Task -> Select and copy out every line in the records containing "chart".

Data excerpts ->
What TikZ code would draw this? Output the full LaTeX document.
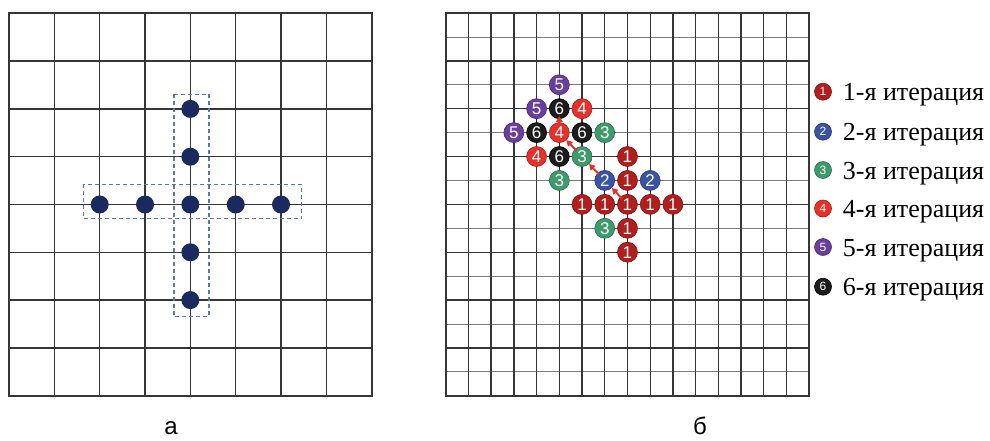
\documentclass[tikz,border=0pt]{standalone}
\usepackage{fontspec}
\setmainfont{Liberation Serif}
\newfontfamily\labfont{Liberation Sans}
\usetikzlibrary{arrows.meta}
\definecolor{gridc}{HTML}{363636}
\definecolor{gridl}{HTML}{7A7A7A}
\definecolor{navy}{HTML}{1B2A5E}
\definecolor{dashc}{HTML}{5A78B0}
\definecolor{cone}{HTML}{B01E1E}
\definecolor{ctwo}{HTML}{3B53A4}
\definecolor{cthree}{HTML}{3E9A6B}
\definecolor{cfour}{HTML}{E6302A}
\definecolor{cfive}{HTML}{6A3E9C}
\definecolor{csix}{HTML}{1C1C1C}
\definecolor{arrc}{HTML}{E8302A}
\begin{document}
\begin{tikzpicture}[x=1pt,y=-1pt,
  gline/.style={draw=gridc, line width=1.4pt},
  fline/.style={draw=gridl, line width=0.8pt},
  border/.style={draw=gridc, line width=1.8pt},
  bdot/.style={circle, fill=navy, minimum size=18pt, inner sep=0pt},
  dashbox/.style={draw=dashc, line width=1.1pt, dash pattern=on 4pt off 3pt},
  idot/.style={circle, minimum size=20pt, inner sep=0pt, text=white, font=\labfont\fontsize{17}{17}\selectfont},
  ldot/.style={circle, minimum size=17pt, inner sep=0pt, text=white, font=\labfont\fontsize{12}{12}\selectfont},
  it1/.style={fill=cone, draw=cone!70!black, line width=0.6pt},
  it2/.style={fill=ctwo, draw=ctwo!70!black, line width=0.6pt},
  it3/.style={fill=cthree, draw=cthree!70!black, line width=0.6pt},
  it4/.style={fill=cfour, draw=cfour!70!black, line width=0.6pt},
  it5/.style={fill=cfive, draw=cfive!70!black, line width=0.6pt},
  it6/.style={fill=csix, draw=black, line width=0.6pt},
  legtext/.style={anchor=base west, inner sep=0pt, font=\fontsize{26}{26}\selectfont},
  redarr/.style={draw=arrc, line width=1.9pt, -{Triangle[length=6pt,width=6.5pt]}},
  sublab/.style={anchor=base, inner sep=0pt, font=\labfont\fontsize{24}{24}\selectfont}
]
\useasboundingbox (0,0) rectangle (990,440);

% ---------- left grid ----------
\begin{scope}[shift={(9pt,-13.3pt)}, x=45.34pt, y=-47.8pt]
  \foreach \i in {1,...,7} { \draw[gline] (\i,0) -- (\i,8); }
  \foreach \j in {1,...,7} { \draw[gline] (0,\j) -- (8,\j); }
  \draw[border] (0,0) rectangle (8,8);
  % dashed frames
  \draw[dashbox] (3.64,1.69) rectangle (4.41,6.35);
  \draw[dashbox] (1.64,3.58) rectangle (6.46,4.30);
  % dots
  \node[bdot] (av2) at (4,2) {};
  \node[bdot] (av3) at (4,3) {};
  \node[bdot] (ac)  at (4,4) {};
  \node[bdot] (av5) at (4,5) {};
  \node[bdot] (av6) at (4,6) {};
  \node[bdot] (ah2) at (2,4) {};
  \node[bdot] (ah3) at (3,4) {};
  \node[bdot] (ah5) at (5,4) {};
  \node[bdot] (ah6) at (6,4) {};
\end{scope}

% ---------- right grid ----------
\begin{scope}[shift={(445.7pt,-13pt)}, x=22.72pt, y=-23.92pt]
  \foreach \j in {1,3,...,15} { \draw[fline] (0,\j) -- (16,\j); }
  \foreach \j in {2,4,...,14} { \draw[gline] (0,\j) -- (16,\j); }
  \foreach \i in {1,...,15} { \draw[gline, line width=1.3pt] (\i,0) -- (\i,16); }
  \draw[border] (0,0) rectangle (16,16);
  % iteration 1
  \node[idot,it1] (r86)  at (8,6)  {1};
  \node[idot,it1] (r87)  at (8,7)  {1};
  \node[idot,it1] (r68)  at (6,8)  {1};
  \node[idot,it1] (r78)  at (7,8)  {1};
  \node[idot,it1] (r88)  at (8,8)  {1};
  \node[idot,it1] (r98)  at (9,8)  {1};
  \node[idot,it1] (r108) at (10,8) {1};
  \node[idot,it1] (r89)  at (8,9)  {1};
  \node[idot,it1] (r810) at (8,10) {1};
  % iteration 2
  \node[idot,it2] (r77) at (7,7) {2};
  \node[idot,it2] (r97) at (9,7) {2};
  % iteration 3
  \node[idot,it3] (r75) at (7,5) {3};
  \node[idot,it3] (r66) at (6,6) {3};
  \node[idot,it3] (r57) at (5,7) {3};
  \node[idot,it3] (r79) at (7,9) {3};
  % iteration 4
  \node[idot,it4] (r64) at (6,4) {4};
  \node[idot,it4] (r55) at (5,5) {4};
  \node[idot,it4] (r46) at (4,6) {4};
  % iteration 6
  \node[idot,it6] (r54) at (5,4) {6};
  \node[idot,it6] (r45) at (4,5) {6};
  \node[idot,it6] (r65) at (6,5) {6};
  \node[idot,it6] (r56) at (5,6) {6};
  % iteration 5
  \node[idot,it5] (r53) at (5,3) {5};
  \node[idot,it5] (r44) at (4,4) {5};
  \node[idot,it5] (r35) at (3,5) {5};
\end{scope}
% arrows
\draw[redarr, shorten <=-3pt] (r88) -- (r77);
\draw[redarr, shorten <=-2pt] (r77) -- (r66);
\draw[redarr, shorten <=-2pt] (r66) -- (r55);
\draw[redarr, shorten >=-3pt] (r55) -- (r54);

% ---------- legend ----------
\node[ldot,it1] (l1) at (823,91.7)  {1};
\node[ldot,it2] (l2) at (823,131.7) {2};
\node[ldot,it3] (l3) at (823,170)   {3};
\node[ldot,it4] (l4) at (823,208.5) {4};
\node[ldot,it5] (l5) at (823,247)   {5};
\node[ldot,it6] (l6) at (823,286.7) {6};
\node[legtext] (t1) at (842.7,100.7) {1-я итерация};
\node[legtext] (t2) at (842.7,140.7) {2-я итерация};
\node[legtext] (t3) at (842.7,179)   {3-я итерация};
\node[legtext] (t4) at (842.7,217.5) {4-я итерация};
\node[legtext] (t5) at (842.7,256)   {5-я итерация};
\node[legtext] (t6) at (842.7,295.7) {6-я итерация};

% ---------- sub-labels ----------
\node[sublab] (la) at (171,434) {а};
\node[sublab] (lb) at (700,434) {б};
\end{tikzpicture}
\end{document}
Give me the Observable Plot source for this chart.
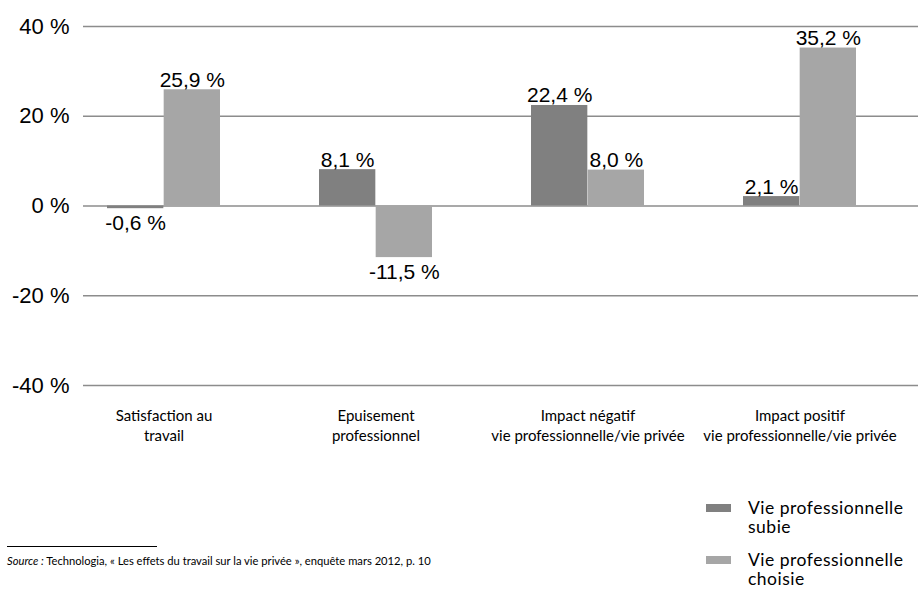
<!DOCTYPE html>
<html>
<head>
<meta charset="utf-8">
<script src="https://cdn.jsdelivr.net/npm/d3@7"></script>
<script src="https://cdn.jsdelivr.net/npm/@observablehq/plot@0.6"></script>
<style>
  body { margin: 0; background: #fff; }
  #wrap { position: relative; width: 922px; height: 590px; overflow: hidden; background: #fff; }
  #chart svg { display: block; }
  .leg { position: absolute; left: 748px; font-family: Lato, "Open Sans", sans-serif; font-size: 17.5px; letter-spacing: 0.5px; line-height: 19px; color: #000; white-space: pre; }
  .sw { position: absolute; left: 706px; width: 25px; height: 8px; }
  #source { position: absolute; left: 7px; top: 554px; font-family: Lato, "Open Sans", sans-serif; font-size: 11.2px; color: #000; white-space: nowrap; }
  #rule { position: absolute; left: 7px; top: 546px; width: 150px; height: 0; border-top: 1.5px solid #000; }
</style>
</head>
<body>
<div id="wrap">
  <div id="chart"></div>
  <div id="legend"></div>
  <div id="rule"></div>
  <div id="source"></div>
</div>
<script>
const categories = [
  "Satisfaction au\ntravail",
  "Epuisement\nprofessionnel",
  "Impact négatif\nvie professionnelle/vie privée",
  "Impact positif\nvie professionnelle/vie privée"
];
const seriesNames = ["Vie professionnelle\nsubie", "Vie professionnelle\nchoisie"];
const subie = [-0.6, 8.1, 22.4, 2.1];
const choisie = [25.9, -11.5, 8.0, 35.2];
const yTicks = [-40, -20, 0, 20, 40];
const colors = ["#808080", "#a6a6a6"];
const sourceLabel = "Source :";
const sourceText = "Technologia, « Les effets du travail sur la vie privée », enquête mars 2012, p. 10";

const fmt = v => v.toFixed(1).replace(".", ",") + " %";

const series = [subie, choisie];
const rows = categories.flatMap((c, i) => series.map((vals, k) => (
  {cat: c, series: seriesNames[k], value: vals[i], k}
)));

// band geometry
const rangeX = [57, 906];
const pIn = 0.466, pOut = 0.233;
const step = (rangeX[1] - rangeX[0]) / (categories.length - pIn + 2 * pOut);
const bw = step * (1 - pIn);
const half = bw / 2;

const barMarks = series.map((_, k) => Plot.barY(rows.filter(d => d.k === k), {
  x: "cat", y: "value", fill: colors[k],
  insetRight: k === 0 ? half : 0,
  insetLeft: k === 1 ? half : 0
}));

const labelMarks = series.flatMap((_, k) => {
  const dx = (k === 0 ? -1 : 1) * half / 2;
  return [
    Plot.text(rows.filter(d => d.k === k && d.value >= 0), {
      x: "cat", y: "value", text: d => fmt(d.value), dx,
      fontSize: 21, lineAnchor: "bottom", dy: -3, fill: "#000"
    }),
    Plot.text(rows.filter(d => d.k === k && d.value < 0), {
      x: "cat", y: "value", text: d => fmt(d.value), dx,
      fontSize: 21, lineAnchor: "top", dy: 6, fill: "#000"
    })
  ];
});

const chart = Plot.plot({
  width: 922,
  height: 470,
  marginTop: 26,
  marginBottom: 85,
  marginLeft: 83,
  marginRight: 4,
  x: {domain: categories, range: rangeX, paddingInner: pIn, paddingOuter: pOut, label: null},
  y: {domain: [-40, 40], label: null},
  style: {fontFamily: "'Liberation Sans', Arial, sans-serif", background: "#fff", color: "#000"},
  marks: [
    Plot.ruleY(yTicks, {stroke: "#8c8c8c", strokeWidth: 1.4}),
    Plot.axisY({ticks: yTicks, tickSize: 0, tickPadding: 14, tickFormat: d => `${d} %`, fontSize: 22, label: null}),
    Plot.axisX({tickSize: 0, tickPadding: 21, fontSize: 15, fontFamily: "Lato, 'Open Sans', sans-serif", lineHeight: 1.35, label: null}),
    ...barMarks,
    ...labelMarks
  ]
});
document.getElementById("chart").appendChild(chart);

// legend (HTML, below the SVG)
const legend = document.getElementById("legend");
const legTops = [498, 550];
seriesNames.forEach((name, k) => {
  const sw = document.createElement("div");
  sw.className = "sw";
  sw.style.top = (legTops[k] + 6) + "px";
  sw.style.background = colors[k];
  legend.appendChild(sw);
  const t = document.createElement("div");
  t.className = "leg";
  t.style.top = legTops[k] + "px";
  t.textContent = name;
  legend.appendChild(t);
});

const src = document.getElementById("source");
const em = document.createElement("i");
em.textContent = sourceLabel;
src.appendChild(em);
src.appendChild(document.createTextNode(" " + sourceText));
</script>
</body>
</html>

Task result ->
Give me the Observable Plot source for this chart.
  #chart svg { display: block; }
  <div id="chart"></div>
const chart = Plot.plot({
document.getElementById("chart").appendChild(chart);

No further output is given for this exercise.